Appearance of the finished product is further enhanced by the various plank constructions. Choices include vertical or horizontal solid construction, engineered construction, and strand woven construction.

The Properties
Amazing as it may seem; this hollow, grass-family plant is actually stronger than most hardwoods. Some species of bamboo have obtained Janka hardness ratings higher than maple and nearly double that of red oak, the benchmark of hardwoods. Besides its hardness quality, bamboo is also very resilient and can take a greater impact than most hardwoods without denting. Hardness and resilience: a dynamic duo for durability.

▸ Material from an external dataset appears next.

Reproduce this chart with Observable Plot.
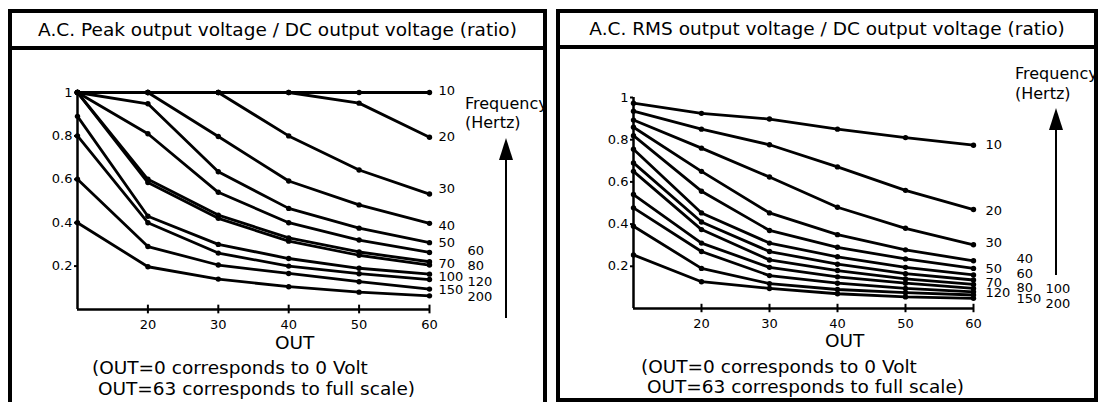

Other outstanding properties of bamboo are its dimensional stability and moisture resistance. Because bamboo flooring is a laminated product, the likeliness of gapping, cupping, or warping is greatly reduced.

Another factor that makes bamboo less likely to warp is that it grows in tropical regions. Therefore, it is naturally resistive to moisture. This makes it suitable for use in areas like bathrooms and kitchens where hardwood flooring is usually not recommended. Of course, being resistant to moisture means bamboo is also resistant to spills and stains

The Environmental Benefits
In an age of ever-growing concern over depletion of natural resources, especially of hardwood forests, the trend toward bamboo flooring could not be timelier.

Bamboo is extremely fast-growing compared to hardwoods. On average, bamboo is capable of reaching maturity, at heights well over 50 feet, and is ready to harvest in five years. Additionally, since it is a grass, it is harvested again and again from the same plant. Compare that to an individual hardwood tree taking anywhere from three decades to more than a hundred years to mature, depending on the species.

Bamboo is an alternative to traditional hardwood flooring that is:

  • uniquely attractive
  • strong and resilient
  • dimensionally stable
  • moisture and stain resistant
  • environmentally-friendly

It is also less expensive than many hardwoods and can be purchased for nailed down, stapled down, glued down, or floated installation.